# Information given start

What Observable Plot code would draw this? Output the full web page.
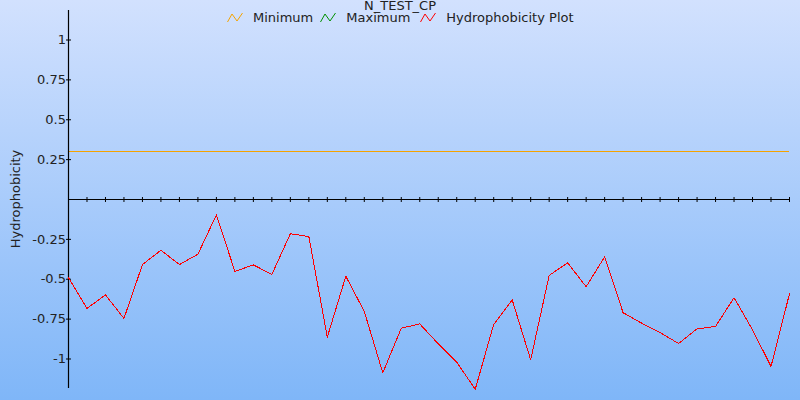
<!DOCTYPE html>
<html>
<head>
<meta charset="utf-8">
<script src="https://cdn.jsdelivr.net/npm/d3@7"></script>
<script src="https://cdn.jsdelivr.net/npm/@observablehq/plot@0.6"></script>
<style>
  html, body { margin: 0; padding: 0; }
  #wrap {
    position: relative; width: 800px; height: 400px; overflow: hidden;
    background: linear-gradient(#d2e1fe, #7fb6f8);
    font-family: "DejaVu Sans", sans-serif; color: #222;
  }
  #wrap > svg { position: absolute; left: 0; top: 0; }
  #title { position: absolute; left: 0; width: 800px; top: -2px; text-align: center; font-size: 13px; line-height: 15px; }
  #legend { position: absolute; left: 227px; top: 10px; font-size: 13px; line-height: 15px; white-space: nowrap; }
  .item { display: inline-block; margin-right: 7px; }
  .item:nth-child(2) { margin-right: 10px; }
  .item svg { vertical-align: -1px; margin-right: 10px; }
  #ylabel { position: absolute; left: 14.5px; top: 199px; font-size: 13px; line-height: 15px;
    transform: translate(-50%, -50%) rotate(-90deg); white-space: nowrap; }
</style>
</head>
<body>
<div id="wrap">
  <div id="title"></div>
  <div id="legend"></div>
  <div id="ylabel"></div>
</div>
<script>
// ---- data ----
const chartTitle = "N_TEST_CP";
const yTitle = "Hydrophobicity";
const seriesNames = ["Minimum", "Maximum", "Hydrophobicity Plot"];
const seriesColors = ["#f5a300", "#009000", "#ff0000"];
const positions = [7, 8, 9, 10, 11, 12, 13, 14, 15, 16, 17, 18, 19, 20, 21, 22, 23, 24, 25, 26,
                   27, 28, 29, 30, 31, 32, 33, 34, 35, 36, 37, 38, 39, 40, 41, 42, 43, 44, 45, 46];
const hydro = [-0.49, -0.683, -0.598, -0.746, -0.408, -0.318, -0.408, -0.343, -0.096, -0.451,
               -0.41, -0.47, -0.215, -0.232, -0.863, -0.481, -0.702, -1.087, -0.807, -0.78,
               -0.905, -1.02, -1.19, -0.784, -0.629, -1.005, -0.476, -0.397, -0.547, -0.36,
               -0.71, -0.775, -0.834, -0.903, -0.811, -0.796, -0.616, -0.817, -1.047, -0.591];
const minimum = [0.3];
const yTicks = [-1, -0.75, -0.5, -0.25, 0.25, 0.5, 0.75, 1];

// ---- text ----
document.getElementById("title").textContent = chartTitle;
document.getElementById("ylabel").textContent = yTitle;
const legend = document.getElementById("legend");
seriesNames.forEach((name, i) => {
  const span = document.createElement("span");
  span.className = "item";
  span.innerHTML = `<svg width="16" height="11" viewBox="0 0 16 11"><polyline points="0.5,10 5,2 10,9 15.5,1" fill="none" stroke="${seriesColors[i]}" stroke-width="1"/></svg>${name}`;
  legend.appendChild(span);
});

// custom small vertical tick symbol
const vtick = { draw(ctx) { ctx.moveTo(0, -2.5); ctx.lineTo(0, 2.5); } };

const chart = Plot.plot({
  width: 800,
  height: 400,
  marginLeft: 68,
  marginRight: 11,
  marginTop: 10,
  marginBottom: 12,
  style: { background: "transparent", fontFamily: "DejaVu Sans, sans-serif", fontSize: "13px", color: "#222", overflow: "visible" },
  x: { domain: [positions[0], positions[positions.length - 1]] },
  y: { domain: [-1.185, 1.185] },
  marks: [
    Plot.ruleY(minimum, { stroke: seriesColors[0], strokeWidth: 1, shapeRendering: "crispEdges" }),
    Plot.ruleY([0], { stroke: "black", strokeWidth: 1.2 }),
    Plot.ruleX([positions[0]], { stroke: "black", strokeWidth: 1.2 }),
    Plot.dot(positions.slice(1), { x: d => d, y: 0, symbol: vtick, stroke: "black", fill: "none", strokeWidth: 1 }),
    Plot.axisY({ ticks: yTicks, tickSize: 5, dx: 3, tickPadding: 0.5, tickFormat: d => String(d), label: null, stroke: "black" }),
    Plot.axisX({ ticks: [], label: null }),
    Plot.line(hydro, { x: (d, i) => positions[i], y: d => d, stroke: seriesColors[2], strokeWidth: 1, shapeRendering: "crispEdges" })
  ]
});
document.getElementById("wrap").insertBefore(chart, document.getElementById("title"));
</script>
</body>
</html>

# Information given end
# Information given start

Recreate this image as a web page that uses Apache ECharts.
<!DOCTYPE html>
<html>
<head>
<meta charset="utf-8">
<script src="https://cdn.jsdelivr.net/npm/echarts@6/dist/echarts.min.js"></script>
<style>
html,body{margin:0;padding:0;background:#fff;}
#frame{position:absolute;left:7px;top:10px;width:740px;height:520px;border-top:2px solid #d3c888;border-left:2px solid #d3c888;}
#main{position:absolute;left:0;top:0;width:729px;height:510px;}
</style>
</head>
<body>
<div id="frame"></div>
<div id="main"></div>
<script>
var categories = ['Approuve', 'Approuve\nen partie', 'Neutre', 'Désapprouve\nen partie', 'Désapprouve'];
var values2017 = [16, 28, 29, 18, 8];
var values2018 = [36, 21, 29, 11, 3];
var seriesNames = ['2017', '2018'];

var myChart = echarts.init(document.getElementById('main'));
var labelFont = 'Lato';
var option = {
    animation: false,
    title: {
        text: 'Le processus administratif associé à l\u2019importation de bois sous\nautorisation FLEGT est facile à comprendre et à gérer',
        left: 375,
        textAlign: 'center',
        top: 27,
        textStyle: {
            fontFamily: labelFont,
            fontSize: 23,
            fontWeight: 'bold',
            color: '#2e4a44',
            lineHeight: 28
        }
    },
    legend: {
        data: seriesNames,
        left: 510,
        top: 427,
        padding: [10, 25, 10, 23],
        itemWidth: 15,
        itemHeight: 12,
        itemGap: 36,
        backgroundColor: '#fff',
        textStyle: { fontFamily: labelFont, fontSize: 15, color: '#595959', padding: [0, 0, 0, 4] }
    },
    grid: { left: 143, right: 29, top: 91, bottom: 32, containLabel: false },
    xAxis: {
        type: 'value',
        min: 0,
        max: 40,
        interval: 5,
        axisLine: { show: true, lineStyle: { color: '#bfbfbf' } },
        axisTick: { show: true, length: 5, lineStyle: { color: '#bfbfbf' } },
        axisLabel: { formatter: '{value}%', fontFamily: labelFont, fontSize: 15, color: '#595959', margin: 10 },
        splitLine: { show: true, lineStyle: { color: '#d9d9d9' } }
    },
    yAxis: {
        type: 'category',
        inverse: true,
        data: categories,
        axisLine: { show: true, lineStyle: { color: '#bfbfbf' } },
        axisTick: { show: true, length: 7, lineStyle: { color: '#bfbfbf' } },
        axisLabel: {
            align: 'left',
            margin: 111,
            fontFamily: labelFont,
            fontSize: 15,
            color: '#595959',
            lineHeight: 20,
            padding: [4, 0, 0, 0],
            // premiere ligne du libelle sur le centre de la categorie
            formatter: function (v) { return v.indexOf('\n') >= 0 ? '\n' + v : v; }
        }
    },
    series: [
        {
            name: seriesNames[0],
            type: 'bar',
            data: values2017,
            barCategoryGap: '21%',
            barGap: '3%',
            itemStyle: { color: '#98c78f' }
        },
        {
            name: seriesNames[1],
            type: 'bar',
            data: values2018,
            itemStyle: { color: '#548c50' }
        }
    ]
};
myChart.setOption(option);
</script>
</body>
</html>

# Information given end

*Problem requirements:*
Begin with the line containing "Recreate this image" and end with the line containing "var seriesNames = ['2017', '2018'];"; repeat every line from start to finish exactly, and nothing outside them.

*Completed exercise:*
Recreate this image as a web page that uses Apache ECharts.
<!DOCTYPE html>
<html>
<head>
<meta charset="utf-8">
<script src="https://cdn.jsdelivr.net/npm/echarts@6/dist/echarts.min.js"></script>
<style>
html,body{margin:0;padding:0;background:#fff;}
#frame{position:absolute;left:7px;top:10px;width:740px;height:520px;border-top:2px solid #d3c888;border-left:2px solid #d3c888;}
#main{position:absolute;left:0;top:0;width:729px;height:510px;}
</style>
</head>
<body>
<div id="frame"></div>
<div id="main"></div>
<script>
var categories = ['Approuve', 'Approuve\nen partie', 'Neutre', 'Désapprouve\nen partie', 'Désapprouve'];
var values2017 = [16, 28, 29, 18, 8];
var values2018 = [36, 21, 29, 11, 3];
var seriesNames = ['2017', '2018'];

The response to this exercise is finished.